Si continua a parlare della privatizzazione di Poste Italiane e lo fa il ministro dell’Economia Giancarlo Giorgetti in Senato, rispondendo alle domande in sede di audizione. Risponde anche l’amministratore delegato di Poste Matteo Del Fante, che entra nel merito dello statuto dell’azienda.
«Le risorse che potranno essere ottenute dalla realizzazione dell’operazione dipenderanno dall’ammontare della quota che sarà collocata sul mercato. Laddove si procedesse alla cessione dell’intera partecipazione direttamente detenuta dal Mef, ferme rimanendo le valutazioni che potranno essere effettuate in merito al mantenimento della partecipazione pubblica maggioritaria nel capitale, il controvalore desunto sulla base dei più recenti dati di mercato disponibili potrebbe ammontare a circa 4,4 miliardi».
Lo ha detto il ministro dell’Economia Giancarlo Giorgetti in audizione sull’alienazione di una quota di Poste.
«L’operazione di dismissione rappresentata nel Dpcm attualmente all’esame del Parlamento – ha aggiunto – deve essere considerata una cornice che individua un valore minimo della partecipazione dello Stato, che potrà essere raggiunto progressivamente e in più fasi, in modo da salvaguardare il controllo strategico pubblico su questo asset».

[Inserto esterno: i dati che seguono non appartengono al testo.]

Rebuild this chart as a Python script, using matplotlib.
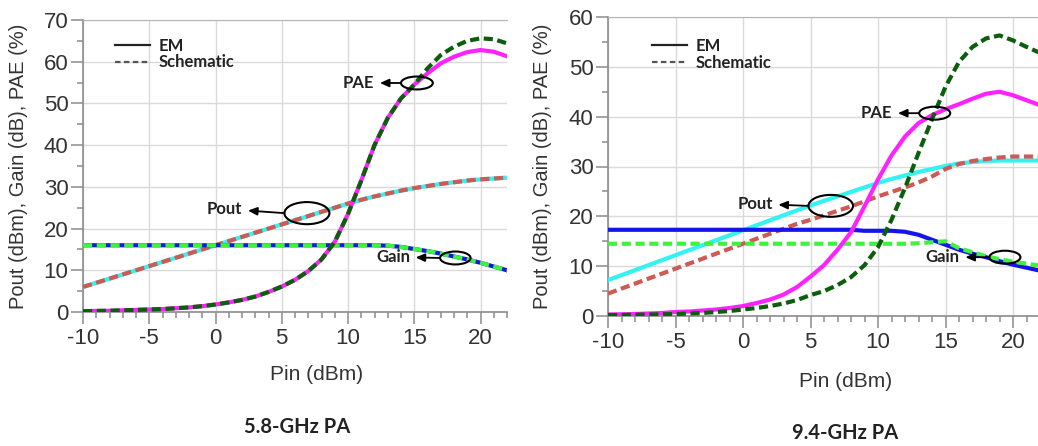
import matplotlib.pyplot as plt
from matplotlib.lines import Line2D
from matplotlib.patches import Ellipse
from matplotlib.ticker import MultipleLocator

plt.rcParams['font.family'] = ['Liberation Sans', 'DejaVu Sans']
plt.rcParams['axes.unicode_minus'] = False

# Pin (dBm), passo de 1 dBm
pin = list(range(-10, 23))

# 5.8-GHz PA
pout_em_58 = [6, 7, 8, 9, 10, 11, 12, 13, 14, 15, 16, 17, 18, 19, 20, 21, 22, 23, 24,
              25.0, 26.0, 26.9, 27.7, 28.4, 29.1, 29.7, 30.2, 30.7, 31.1, 31.5, 31.8, 32.0, 32.2]
pout_sch_58 = pout_em_58
gain_em_58 = [16] * 23 + [15.9, 15.6, 15.1, 14.6, 14.0, 13.3, 12.6, 11.8, 10.9, 10.0]
gain_sch_58 = gain_em_58
pae_em_58 = [0.2, 0.25, 0.3, 0.4, 0.5, 0.6, 0.7, 0.9, 1.1, 1.4, 1.8, 2.3, 2.9, 3.7, 4.8, 6.1,
             7.7, 9.8, 12.6, 16.8, 23.5, 31.5, 40.0, 46.5, 51.2, 54.5, 57.2, 59.6, 61.2, 62.3,
             62.8, 62.4, 61.3]
pae_sch_58 = pae_em_58[:26] + [58.4, 61.6, 63.6, 65.0, 65.6, 65.4, 64.4]

# 9.4-GHz PA
pout_em_94 = [7.2, 8.2, 9.2, 10.2, 11.2, 12.2, 13.2, 14.2, 15.2, 16.2, 17.2, 18.2, 19.2, 20.2,
              21.2, 22.2, 23.1, 24.0, 24.9, 25.8, 26.7, 27.5, 28.2, 28.9, 29.5, 30.1, 30.6,
              30.9, 31.1, 31.2, 31.2, 31.2, 31.2]
pout_sch_94 = [4.5, 5.5, 6.5, 7.5, 8.5, 9.5, 10.5, 11.5, 12.5, 13.5, 14.5, 15.5, 16.5, 17.5,
               18.5, 19.3, 20.2, 21.1, 22.0, 23.0, 24.0, 24.9, 25.8, 26.8, 28.0, 29.5, 30.5,
               31.1, 31.5, 31.8, 32.0, 32.0, 32.0]
gain_em_94 = [17.3] * 19 + [17.1, 17.1, 17.1, 16.9, 16.3, 15.3, 14.3, 13.3, 12.5, 11.8, 11.0,
                            10.3, 9.7, 9.1]
gain_sch_94 = [14.5] * 23 + [14.6, 14.8, 15.0, 13.6, 12.8, 12.0, 11.4, 10.9, 10.5, 10.1]
pae_em_94 = [0.3, 0.35, 0.4, 0.5, 0.6, 0.8, 0.9, 1.1, 1.3, 1.6, 2.0, 2.6, 3.3, 4.3, 5.8, 7.9,
             10.2, 13.3, 16.8, 22.0, 27.4, 32.2, 36.0, 38.7, 40.3, 41.5, 42.5, 43.6, 44.6,
             45.0, 44.3, 43.3, 42.3]
pae_sch_94 = [0.2, 0.2, 0.25, 0.3, 0.35, 0.4, 0.5, 0.6, 0.8, 1.0, 1.3, 1.6, 2.0, 2.5, 3.2, 4.2,
              5.0, 6.2, 7.8, 10.2, 13.8, 19.3, 25.7, 32.7, 39.5, 46.0, 51.0, 54.0, 55.7, 56.3,
              55.3, 54.0, 52.8]

# anotações: (texto, centro do texto, centro da elipse, largura, altura)
notes_58 = [('PAE', (10.8, 54.9), (15.2, 54.9), 2.4, 3.1),
            ('Pout', (0.7, 24.7), (6.9, 23.7), 3.4, 5.3),
            ('Gain', (13.4, 13.2), (18.1, 12.95), 2.3, 3.1)]
notes_94 = [('PAE', (9.9, 40.7), (14.2, 40.7), 2.3, 2.6),
            ('Pout', (0.9, 22.5), (6.5, 22.1), 3.3, 4.4),
            ('Gain', (14.8, 11.8), (19.4, 11.8), 2.3, 2.6)]

DASH = (2.2, 1.1)
LW = 3


def draw_panel(ax, ymax, pout_em, pout_sch, gain_em, gain_sch, pae_em, pae_sch, notes,
               leg_xy, xlab_y):
    ax.plot(pin, pout_em, color='#33f2f2', lw=LW, zorder=3)
    ax.plot(pin, pout_sch, color='#cd5a55', lw=LW, dashes=DASH, zorder=3)
    ax.plot(pin, gain_em, color='#1515e8', lw=LW, zorder=3)
    ax.plot(pin, gain_sch, color='#3ef23e', lw=LW, dashes=DASH, zorder=3)
    ax.plot(pin, pae_em, color='#ff22ff', lw=LW, zorder=3)
    ax.plot(pin, pae_sch, color='#0b5e0b', lw=LW, dashes=DASH, zorder=3)

    ax.set_xlim(-10, 22)
    ax.set_ylim(0, ymax)
    ax.xaxis.set_major_locator(MultipleLocator(5))
    ax.xaxis.set_minor_locator(MultipleLocator(1))
    ax.yaxis.set_major_locator(MultipleLocator(10))
    ax.yaxis.set_minor_locator(MultipleLocator(5))
    ax.grid(True, which='major', color='#dadada', lw=1)
    ax.set_axisbelow(True)
    for s in ['left', 'bottom']:
        ax.spines[s].set_color('#8c8c8c')
        ax.spines[s].set_linewidth(1.2)
    ax.spines['top'].set_color('#b5b5b5')
    ax.spines['right'].set_visible(False)
    ax.tick_params(which='major', length=8.5, color='#8c8c8c', width=1.1,
                   labelsize=16, labelcolor='#333333', pad=2)
    ax.tick_params(which='minor', length=4.3, color='#8c8c8c', width=1.1)
    ax.tick_params(axis='x', which='major', pad=3)
    ax.tick_params(top=False, right=False, which='both')

    ax.set_xlabel('Pin (dBm)', fontsize=15, color='#333333')
    ax.set_ylabel('Pout (dBm), Gain (dB), PAE (%)', fontsize=14.5, color='#333333')
    ax.xaxis.set_label_coords(0.55, xlab_y)
    ax.yaxis.set_label_coords(-0.13, 0.5)

    # legenda EM / Schematic
    handles = [Line2D([], [], color='#222222', lw=1.6),
               Line2D([], [], color='#555555', lw=1.6, dashes=(2.5, 1.5))]
    leg = ax.legend(handles, ['EM', 'Schematic'], loc='upper left', bbox_to_anchor=leg_xy,
                    frameon=False, handlelength=2.1, handletextpad=0.5, labelspacing=0.05,
                    borderpad=0, borderaxespad=0,
                    prop={'family': 'Lato', 'weight': 'bold', 'size': 12})
    for t in leg.get_texts():
        t.set_color('#222222')

    # elipses e setas
    for label, txy, exy, w, h in notes:
        ax.add_patch(Ellipse(exy, w, h, fill=False, ec='black', lw=1.5, zorder=5))
        ax.annotate(label, xy=(exy[0] - w / 2, exy[1]), xytext=txy,
                    ha='center', va='center', fontsize=12, family='Lato',
                    weight='bold', color='#222222', zorder=6,
                    arrowprops=dict(arrowstyle='<|-,head_length=0.45,head_width=0.2',
                                    color='black', lw=1.3, shrinkA=2, shrinkB=0))


fig = plt.figure(figsize=(10.38, 4.46), dpi=100)
ax1 = fig.add_axes([83 / 1038, (446 - 312) / 446, 424 / 1038, 292 / 446])
ax2 = fig.add_axes([608 / 1038, (446 - 316) / 446, 432 / 1038, 299 / 446])

draw_panel(ax1, 70, pout_em_58, pout_sch_58, gain_em_58, gain_sch_58,
           pae_em_58, pae_sch_58, notes_58, (0.075, 0.94), -0.18)
draw_panel(ax2, 60, pout_em_94, pout_sch_94, gain_em_94, gain_sch_94,
           pae_em_94, pae_sch_94, notes_94, (0.102, 0.93), -0.187)

fig.text(297 / 1038, 1 - 427 / 446, '5.8-GHz PA', ha='center', va='center',
         fontsize=14.5, family='Lato', weight='bold', color='#222222')
fig.text(845 / 1038, 1 - 433 / 446, '9.4-GHz PA', ha='center', va='center',
         fontsize=14.5, family='Lato', weight='bold', color='#222222')

fig.savefig('out.png', dpi=100)
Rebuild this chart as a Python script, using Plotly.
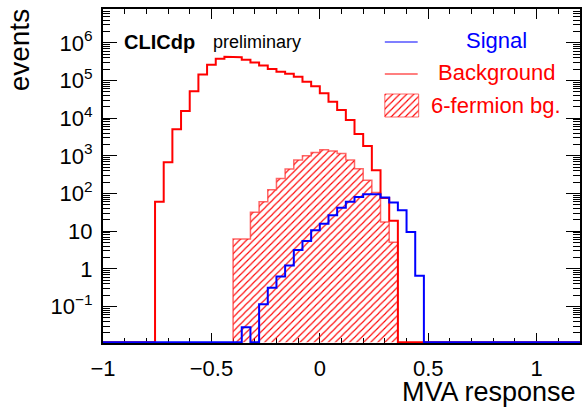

«Poste Italiane ha uno statuto che prevede che ci sono 9 consiglieri, il primo azionista ne sceglie 6 e indica chi sarà presidente e chi l’amministratore delegato. Quindi che lo Stato venda un’azione, ne ricompri 10 o ne venda 30 non cambia niente – afferma Matteo Del Fante, Ad di Poste Italiane, rispondendo a una domanda in audizione al Senato riguardo alla vendita sul mercato di ulteriori quote di Poste – Il controllore dall’azienda – sottolinea – rimane lo Stato, lo statuto è quello: dei 9 consiglieri, 6 consiglieri vengono nominati dallo Stato, chiaramente c’è il tema su quei 6 se ci metti 6 persone giuste o no, ma questo vale sia che lo Stato sia proprietario del 90, del 70 o del 50 per cento», ha esemplificato Del Fante.